Thursday, September 14, 2006

Nathalie Baye, Bruce Wagner, Miranda July

Two more short pieces in Time Out New York:

• an interview with Nathalie Baye, an actress I like a lot more now than in her ’80s prime. She currently stars in Xavier Beauvois' excellent Le Petit lieutenant, and proved to be a smart, articulate interview subject.

• a quick review of Bruce Wagner's Memorial. I'm a bit surprised by the rash of reviews that say that Wagner has mellowed out, that he likes his characters more and that his tone isn't as misanthropic as it used to be. This misreading is based on the fact that Memorial isn't a Hollywood-industry novel. Most Hollywood novels are assumed to be cynical, even though they usually aren't; since Wagner directed his spotlight somewhere else, critics interpreted the change of focus as corresponding to some sort of renewed faith in humanity. Wrong! Most of the characters aren't obnoxious, true—they are weak, deceiving, pathetic. Wagner puts the elderly Marjorie through a 2006 SoCal version of the stations of the cross, which escalates until the old woman loses everything (including, most humiliatingly, control over her bowels). Marjorie's son is a location scout who develops an addiction to painkillers after being punked by a so-called friend. Her daughter is an architect who can't seem to get anything built and ends up getting impregnated by the tycoon whose memorial job she'd been courting. Through it all, Wagner's command of language sends me in an envy-fueled funk. What I wouldn't give to be able to be able to come up with his chapter on Zaha Hadid!

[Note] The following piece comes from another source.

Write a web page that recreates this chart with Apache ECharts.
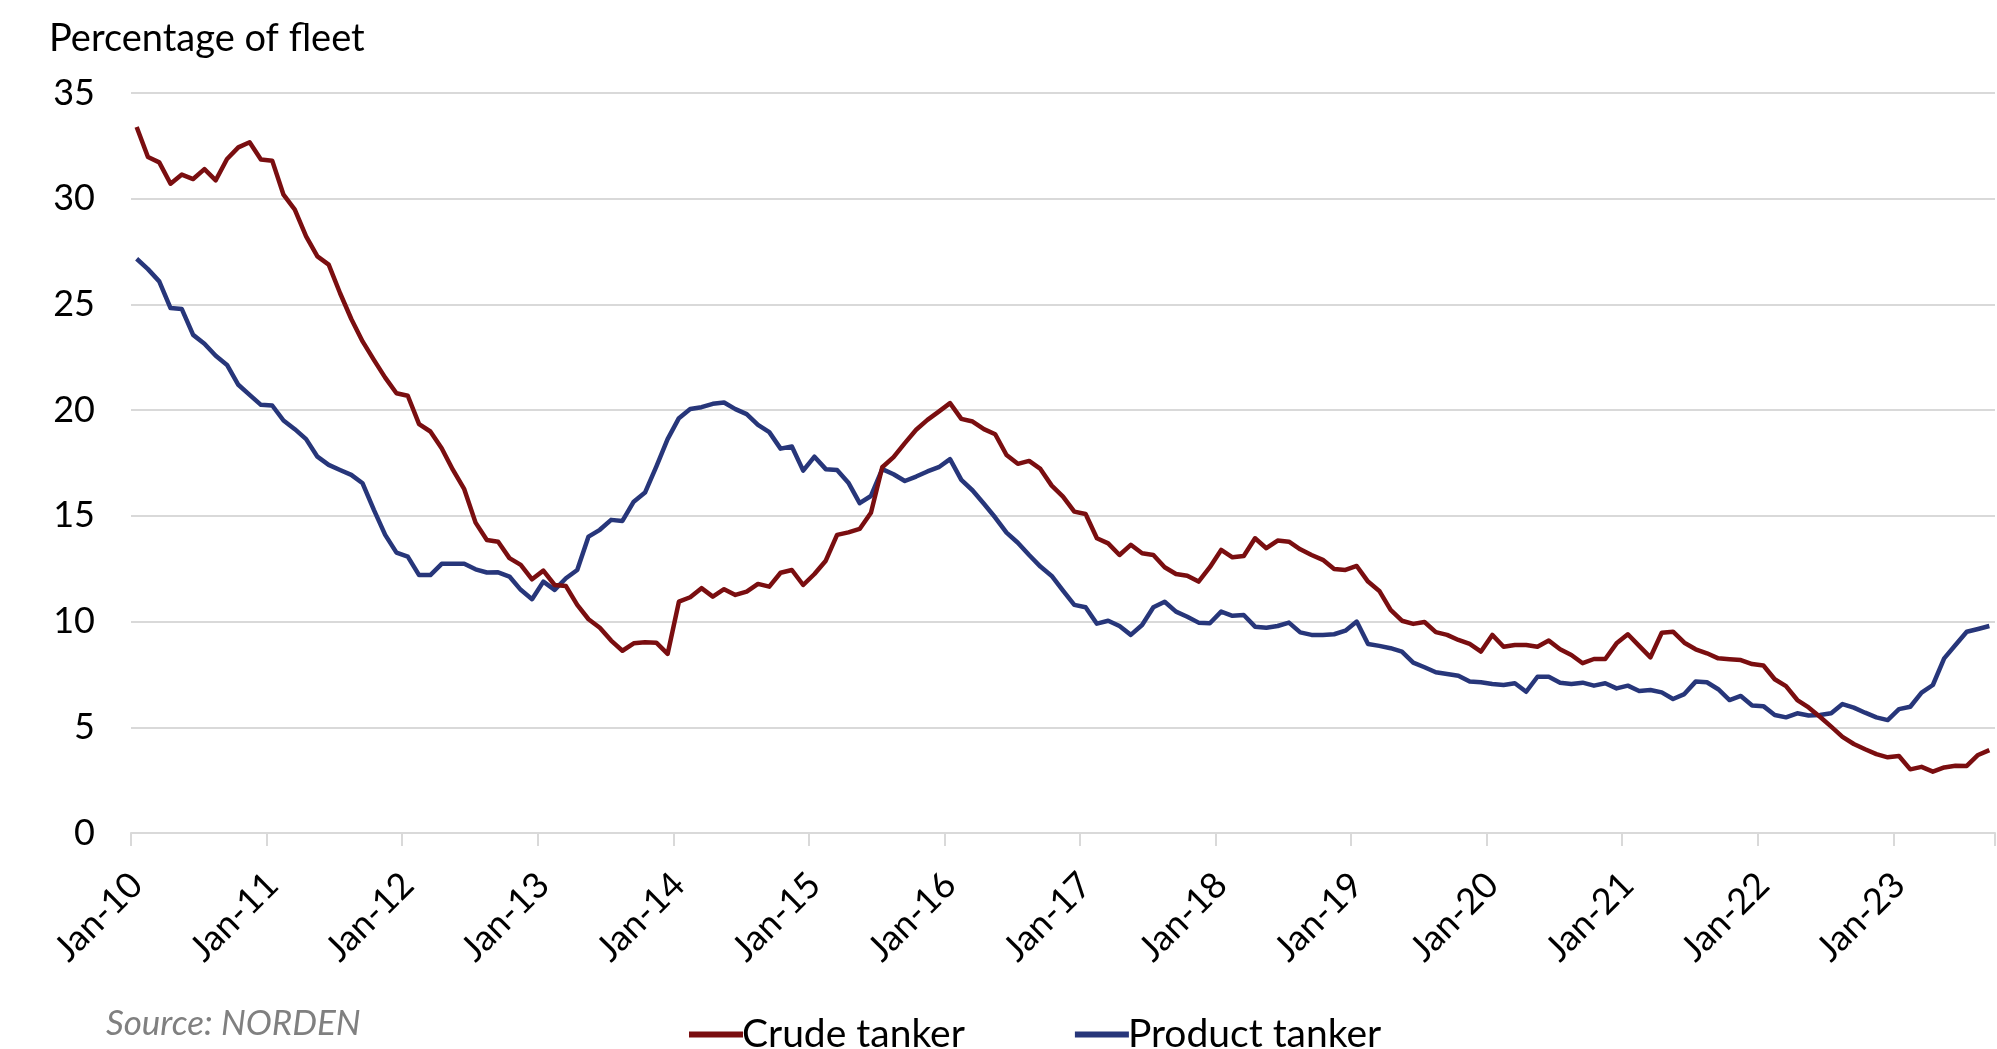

In other reading news, I was actually able to finish a short story in The New Yorker. After music, video, performance art and film, Miranda July has turned to fiction. Set in—where else?—Portland, Oregon, her effort, "Something That Needs Nothing," reads like an anomie-laden version of something from an early-’90s riot grrrl zine crossed with an Adrian Tomine comic; it's greatly effective because July knows teenage girls' hearts.

1 comment:

Media glut said...

Interesting.
It looks like I'm really alone in disliking the whole thing. But I get some encouragement from a friend who happened to come by while I was writing my thing. She said she had abandoned a previous Wagner work part way through.
I don't know, Maybe I was just having a bad week, but I thought he was pretty mean to his people and it just made me sad.